• Set task: Copy out precisely the lines beginning at the line that contains "What matplotlib code" and ending at the line that contains "from matplotlib.patches import", including both.

START Raw data

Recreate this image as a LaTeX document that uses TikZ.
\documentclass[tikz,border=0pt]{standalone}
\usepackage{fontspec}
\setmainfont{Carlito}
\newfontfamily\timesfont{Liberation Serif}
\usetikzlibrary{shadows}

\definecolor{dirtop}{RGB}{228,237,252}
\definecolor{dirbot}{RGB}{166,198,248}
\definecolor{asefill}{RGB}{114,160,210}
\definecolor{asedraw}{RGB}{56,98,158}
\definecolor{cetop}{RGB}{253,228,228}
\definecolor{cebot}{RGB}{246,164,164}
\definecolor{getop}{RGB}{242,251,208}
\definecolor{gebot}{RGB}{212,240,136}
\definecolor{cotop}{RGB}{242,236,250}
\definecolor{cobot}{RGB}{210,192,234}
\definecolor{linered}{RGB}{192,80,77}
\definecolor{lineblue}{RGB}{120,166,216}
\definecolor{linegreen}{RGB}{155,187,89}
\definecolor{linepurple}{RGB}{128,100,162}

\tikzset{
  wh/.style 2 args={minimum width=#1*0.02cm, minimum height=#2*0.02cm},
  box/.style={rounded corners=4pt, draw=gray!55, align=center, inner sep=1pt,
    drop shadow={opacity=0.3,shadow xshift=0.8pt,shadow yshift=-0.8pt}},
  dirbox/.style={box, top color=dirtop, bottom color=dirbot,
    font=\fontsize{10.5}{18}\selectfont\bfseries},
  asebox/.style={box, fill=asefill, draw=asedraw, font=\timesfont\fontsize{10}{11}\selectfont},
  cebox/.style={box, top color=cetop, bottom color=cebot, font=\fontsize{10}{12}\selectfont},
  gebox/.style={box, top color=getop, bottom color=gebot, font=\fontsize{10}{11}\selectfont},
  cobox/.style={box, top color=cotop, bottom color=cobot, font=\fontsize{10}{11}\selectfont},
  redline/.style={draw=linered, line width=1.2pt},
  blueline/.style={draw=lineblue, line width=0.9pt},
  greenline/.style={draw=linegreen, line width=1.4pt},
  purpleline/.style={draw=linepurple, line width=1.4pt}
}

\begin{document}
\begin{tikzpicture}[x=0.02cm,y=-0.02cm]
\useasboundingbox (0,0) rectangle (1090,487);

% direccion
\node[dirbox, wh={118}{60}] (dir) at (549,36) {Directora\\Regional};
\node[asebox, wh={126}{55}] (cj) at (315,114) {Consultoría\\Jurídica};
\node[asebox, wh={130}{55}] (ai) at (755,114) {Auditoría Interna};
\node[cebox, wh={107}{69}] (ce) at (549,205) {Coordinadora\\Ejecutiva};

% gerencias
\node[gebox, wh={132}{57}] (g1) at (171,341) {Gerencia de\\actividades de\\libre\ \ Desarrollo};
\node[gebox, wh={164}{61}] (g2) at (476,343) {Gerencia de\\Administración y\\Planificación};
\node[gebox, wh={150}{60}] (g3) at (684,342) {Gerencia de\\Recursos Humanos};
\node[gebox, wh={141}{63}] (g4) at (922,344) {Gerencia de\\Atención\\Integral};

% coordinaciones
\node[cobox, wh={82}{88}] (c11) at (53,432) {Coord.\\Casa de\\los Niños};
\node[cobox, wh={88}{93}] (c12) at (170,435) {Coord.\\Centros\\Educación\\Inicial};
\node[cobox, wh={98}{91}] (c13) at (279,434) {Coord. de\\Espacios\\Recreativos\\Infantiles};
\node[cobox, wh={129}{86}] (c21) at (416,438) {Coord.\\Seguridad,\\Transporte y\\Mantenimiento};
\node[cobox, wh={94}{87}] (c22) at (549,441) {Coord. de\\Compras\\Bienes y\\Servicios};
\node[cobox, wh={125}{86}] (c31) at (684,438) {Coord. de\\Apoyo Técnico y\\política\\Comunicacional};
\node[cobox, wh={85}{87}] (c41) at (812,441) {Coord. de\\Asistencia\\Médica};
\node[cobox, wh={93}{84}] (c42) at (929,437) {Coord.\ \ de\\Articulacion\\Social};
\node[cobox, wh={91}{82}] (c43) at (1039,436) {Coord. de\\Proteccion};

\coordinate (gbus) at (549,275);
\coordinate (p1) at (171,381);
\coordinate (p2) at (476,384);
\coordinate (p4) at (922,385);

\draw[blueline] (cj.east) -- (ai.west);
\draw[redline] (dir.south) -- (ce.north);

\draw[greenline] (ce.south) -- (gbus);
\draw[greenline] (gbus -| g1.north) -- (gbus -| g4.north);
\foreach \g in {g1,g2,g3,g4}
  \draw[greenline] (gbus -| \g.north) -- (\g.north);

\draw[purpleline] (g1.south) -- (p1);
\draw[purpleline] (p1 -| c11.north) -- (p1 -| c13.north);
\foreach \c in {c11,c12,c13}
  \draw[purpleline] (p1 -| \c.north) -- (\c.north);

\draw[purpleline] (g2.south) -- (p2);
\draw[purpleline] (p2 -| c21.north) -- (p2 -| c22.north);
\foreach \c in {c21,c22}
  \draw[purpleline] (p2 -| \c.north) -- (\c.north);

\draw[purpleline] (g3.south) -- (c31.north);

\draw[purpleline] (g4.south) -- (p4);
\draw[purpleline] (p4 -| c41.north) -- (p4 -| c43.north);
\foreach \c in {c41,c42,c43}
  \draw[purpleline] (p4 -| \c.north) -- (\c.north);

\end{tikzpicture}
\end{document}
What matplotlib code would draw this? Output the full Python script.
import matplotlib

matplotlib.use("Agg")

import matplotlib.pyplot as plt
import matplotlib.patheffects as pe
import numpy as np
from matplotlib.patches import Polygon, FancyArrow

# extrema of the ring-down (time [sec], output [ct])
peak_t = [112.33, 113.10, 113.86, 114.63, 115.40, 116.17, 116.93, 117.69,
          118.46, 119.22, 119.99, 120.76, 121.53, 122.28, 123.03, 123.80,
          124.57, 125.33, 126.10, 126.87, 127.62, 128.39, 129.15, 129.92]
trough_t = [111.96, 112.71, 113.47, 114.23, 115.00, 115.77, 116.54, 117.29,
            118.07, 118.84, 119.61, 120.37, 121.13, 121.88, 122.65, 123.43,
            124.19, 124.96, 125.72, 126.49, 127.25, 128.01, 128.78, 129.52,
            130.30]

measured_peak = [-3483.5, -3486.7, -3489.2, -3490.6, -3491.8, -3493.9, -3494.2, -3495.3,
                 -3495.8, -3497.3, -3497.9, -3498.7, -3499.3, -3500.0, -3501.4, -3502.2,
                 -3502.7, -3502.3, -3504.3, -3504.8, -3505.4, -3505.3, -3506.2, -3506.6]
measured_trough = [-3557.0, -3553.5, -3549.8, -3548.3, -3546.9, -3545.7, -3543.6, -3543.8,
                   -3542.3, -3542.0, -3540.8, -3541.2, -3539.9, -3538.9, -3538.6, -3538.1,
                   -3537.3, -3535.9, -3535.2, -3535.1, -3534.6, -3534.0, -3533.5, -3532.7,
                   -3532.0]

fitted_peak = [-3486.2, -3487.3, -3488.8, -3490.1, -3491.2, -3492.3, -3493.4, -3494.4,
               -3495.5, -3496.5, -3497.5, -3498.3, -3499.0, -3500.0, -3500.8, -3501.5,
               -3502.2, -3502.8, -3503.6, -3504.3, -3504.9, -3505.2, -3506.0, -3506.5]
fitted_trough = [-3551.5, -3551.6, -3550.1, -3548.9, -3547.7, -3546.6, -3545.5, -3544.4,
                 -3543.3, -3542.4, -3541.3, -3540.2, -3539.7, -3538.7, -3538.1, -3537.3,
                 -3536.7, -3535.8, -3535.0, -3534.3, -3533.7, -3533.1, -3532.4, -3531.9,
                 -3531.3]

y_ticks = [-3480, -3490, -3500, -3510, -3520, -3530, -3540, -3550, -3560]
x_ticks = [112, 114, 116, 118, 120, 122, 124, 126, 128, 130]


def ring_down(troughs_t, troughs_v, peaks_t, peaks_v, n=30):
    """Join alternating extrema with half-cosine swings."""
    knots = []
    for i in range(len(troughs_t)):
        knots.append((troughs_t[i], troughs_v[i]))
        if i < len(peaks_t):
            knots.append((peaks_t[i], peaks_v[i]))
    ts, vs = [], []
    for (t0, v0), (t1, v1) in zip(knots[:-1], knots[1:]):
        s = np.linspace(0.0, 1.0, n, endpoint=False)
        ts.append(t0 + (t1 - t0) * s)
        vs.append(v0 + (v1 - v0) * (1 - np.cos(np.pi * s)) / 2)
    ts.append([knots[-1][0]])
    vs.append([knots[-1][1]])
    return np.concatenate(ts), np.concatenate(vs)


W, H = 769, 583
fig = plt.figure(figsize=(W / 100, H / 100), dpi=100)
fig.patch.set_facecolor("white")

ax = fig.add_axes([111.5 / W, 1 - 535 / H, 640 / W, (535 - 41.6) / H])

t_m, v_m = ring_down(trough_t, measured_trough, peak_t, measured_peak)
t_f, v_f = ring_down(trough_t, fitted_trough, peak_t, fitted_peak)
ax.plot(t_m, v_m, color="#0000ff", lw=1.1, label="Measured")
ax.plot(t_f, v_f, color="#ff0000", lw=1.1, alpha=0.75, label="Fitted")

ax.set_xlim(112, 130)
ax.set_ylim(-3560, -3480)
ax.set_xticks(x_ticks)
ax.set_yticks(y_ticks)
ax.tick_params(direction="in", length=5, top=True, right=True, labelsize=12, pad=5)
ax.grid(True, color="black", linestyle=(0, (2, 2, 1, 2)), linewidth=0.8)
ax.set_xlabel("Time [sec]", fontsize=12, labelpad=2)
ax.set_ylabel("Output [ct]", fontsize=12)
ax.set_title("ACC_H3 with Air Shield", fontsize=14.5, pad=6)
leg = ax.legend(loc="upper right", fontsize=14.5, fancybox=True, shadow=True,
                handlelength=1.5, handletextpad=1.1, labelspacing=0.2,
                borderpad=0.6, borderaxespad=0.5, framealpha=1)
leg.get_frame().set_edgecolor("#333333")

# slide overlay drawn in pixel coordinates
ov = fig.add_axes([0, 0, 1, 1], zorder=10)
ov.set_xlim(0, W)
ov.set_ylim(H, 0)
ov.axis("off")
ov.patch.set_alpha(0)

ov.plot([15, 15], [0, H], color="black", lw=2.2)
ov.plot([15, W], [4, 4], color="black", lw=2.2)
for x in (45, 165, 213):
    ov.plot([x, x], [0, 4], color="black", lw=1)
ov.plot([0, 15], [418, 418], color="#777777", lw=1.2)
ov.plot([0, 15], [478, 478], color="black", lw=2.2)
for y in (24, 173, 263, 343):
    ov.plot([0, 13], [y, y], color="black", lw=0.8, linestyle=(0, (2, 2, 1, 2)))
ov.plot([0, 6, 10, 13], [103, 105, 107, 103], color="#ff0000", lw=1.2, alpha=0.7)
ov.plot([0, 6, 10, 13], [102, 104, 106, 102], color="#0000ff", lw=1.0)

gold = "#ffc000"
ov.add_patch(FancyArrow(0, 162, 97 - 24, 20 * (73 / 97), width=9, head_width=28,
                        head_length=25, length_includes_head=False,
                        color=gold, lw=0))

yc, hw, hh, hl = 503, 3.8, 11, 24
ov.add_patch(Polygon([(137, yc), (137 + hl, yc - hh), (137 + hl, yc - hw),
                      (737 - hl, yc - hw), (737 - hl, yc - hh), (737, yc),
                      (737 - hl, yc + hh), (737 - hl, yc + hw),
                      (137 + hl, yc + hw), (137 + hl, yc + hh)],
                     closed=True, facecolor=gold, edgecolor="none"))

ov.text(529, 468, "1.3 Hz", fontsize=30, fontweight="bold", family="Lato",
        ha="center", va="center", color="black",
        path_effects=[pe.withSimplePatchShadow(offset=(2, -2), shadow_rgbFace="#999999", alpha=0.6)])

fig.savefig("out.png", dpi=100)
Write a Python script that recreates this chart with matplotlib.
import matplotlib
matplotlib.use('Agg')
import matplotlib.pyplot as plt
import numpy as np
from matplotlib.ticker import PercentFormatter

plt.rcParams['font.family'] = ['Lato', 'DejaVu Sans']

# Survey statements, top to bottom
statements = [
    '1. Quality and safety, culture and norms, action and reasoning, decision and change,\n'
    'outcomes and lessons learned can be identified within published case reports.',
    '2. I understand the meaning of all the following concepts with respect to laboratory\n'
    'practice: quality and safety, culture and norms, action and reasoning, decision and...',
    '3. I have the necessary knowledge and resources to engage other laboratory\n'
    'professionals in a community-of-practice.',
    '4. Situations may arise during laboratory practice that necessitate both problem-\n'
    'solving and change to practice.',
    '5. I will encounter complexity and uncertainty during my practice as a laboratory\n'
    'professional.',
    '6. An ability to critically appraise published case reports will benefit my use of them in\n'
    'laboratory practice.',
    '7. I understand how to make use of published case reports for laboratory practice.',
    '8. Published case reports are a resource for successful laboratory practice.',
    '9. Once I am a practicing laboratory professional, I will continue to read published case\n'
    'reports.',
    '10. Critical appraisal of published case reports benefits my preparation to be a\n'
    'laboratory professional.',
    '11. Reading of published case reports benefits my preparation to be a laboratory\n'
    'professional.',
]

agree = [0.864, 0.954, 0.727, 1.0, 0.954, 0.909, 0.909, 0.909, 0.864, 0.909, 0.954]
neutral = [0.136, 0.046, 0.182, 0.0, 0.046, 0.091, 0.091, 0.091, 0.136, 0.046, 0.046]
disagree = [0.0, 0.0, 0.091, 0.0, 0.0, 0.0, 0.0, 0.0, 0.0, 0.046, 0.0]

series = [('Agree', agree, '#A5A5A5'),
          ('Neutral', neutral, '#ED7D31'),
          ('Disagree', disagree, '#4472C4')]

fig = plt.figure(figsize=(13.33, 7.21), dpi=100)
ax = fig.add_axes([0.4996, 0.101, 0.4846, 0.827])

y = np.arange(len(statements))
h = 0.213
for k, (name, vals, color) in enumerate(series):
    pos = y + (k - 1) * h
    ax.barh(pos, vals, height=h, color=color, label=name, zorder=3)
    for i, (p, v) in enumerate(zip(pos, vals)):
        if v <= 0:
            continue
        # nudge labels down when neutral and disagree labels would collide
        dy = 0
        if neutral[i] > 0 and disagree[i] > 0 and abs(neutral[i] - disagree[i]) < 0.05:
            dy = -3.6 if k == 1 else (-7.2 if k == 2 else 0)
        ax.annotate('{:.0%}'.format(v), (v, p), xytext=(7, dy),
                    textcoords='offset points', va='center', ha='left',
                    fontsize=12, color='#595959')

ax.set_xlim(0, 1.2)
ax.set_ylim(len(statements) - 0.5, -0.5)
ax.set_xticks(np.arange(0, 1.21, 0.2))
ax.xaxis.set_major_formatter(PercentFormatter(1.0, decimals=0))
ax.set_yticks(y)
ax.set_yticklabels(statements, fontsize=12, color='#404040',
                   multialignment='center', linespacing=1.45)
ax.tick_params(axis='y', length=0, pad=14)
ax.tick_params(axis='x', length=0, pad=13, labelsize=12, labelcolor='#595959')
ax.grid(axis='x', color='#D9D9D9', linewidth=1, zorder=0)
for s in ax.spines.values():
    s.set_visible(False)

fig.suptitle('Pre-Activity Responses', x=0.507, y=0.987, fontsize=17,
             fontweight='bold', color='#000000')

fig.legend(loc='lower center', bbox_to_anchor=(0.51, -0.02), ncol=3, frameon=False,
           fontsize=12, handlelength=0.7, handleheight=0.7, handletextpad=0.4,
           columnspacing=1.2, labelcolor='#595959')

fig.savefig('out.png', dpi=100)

END Raw data

• Full output:
What matplotlib code would draw this? Output the full Python script.
import matplotlib

matplotlib.use("Agg")

import matplotlib.pyplot as plt
import matplotlib.patheffects as pe
import numpy as np
from matplotlib.patches import Polygon, FancyArrow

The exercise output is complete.